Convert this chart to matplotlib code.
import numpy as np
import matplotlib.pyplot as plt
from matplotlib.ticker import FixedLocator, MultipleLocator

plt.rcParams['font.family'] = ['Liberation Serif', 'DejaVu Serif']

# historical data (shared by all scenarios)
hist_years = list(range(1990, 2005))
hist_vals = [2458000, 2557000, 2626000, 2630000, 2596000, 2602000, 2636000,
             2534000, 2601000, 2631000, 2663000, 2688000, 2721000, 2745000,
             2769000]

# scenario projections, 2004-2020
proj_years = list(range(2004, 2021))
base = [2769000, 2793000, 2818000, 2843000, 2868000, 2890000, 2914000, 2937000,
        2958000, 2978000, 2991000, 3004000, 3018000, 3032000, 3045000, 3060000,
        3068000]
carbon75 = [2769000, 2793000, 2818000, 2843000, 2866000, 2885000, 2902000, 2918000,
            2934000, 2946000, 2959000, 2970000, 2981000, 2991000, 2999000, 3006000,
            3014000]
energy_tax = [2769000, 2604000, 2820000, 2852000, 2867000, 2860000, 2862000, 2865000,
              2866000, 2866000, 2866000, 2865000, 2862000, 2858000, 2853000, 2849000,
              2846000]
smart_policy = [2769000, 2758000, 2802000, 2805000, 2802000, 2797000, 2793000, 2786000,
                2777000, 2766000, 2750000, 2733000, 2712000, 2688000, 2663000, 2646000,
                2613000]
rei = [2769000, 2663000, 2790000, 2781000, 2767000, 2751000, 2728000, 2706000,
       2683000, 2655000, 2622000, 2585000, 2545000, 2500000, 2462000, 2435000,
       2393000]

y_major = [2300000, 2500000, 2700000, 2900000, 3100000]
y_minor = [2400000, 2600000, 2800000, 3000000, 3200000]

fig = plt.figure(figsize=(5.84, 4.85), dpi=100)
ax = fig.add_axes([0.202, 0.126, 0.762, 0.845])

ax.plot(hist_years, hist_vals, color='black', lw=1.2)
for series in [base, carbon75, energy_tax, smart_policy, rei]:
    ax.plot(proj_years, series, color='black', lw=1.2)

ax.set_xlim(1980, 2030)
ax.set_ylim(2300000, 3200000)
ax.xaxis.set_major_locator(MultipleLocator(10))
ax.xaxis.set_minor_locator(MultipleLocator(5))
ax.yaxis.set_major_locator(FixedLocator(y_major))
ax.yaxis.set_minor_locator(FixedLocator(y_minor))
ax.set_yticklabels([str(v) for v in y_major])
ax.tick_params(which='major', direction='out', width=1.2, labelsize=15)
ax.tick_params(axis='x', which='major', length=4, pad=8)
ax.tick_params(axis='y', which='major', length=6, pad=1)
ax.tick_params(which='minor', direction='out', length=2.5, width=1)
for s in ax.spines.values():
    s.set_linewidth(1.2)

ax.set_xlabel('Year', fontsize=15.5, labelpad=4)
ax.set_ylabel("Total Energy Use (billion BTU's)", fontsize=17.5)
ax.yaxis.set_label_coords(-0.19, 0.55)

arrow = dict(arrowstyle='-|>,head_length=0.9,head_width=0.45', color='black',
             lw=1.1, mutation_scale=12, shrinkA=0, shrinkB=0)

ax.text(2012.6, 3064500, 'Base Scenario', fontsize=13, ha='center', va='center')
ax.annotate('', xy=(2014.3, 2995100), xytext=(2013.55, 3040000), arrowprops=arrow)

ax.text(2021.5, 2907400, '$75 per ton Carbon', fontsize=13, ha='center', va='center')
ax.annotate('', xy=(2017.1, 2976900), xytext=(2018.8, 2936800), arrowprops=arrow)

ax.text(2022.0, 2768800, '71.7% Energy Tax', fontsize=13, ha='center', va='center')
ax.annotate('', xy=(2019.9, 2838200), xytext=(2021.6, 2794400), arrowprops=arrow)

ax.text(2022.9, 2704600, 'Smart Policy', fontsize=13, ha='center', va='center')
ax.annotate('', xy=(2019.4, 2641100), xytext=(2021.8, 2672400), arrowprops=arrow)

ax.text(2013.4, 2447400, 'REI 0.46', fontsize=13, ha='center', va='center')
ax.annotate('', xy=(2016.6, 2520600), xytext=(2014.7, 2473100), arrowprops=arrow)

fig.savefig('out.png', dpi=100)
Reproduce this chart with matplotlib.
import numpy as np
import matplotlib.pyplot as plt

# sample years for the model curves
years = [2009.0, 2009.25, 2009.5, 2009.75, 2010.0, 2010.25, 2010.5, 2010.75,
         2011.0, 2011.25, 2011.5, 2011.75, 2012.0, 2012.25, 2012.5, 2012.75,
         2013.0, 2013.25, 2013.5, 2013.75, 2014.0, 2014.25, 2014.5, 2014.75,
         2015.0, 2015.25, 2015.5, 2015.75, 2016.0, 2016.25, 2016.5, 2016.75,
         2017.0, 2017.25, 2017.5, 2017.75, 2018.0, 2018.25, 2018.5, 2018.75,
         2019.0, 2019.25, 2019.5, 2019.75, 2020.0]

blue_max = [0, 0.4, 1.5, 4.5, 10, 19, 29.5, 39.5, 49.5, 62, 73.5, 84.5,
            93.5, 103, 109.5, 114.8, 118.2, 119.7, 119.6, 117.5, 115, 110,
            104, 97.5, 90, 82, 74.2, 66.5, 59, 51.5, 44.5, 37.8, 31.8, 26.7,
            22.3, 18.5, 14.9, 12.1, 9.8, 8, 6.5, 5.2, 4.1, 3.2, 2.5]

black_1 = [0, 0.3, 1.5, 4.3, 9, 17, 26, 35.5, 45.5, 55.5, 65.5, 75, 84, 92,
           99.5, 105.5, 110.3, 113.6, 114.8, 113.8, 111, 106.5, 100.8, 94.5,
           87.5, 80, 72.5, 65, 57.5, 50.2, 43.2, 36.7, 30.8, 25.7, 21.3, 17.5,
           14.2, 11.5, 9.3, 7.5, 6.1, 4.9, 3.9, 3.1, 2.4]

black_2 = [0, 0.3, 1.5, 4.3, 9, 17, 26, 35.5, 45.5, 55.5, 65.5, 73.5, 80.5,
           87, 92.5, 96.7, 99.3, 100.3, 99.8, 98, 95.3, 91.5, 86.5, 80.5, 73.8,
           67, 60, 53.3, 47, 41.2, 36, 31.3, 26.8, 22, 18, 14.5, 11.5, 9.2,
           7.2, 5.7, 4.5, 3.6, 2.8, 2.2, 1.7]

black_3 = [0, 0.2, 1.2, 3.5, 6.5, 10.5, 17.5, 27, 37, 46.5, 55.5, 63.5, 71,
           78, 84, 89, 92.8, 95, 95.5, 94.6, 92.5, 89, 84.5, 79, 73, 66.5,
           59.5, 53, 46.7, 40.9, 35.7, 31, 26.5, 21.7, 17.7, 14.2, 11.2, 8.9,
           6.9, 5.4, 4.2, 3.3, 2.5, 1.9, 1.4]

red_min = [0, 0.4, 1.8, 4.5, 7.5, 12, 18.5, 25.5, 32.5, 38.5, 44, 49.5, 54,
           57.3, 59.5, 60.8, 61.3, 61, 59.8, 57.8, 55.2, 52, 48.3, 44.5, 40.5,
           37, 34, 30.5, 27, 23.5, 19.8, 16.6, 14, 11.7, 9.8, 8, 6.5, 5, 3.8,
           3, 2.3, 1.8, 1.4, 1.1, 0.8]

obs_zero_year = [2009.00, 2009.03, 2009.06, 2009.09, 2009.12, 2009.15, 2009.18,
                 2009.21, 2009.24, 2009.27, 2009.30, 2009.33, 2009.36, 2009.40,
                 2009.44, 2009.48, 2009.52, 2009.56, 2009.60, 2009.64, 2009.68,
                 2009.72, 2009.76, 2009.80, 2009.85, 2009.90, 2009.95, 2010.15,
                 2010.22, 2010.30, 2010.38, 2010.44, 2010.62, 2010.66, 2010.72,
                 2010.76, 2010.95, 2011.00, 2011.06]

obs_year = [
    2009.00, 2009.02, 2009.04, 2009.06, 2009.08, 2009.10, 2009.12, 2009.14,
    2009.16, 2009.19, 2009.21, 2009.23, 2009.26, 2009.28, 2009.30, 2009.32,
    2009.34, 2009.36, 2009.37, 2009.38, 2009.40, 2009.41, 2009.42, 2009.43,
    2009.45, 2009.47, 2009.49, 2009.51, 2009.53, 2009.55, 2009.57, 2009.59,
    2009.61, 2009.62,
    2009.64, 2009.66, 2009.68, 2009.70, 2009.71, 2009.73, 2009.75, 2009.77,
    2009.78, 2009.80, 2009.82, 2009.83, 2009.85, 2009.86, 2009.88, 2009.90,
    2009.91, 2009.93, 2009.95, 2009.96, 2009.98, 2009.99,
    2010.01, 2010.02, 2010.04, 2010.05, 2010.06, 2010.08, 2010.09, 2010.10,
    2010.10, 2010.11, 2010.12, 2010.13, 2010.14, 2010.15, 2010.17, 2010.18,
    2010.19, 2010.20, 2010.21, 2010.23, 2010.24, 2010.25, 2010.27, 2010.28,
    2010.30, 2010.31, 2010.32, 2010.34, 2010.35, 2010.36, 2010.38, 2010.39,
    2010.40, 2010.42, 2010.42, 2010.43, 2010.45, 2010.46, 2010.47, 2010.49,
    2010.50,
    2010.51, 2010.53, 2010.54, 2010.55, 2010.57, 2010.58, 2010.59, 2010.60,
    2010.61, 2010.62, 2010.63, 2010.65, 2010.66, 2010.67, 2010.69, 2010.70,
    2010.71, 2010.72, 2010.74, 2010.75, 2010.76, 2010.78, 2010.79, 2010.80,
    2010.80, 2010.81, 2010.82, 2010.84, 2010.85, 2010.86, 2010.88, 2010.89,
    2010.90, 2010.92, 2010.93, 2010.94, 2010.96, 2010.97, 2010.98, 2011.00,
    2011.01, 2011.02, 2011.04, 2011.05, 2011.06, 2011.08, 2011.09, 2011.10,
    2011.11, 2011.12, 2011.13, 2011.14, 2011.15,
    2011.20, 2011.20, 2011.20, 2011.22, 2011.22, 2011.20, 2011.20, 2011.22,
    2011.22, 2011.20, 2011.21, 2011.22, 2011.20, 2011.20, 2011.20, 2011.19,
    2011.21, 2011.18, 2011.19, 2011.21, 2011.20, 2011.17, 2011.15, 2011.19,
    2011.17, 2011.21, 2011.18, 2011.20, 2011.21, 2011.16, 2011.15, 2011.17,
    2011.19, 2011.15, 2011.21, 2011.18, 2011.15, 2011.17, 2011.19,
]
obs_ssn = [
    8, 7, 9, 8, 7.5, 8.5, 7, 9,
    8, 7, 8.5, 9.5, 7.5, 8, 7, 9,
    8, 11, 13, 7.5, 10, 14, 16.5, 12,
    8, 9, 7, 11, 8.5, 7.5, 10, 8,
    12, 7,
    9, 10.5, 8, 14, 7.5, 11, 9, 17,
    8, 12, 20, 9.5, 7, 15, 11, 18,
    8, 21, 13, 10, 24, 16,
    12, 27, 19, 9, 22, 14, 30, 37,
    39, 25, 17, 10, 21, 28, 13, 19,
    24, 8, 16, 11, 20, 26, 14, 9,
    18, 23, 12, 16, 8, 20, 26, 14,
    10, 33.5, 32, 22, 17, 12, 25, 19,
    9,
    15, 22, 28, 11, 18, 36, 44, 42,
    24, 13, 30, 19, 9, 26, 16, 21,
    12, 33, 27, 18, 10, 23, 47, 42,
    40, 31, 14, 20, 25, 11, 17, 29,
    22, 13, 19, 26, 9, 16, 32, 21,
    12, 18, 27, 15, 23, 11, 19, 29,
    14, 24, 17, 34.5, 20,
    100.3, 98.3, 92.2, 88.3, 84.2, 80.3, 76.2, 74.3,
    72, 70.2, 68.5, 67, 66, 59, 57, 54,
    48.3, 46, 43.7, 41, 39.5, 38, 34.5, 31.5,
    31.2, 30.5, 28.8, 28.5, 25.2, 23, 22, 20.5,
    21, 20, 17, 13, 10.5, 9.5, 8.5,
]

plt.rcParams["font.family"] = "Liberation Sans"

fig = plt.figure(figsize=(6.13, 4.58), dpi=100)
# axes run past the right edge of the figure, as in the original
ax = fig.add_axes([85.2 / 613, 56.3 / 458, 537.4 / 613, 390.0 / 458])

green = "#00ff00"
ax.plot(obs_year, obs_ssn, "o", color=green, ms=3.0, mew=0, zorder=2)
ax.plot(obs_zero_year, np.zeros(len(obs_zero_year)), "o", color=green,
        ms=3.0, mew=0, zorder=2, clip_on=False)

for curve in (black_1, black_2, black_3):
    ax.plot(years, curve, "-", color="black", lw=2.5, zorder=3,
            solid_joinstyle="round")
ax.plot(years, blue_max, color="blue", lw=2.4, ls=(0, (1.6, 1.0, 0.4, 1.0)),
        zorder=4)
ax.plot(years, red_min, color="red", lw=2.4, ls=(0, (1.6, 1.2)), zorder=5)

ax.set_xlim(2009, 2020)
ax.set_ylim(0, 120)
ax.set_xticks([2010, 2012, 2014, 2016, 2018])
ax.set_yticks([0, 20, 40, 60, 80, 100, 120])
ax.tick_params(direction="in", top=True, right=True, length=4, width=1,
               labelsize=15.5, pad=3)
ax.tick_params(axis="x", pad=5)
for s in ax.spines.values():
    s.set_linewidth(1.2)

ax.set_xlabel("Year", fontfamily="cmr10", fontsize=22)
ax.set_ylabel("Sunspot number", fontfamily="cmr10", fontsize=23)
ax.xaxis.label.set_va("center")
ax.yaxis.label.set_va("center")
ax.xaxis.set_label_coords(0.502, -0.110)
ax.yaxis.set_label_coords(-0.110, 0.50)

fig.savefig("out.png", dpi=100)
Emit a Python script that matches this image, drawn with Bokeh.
----------
→ **Aim of the exercise**
Print the material above verbatim, first line through the line containing "plt.rcParams['font.family'] = ['Liberation", both included.

→ **Right answer**
Convert this chart to matplotlib code.
import numpy as np
import matplotlib.pyplot as plt
from matplotlib.ticker import FixedLocator, MultipleLocator

plt.rcParams['font.family'] = ['Liberation Serif', 'DejaVu Serif']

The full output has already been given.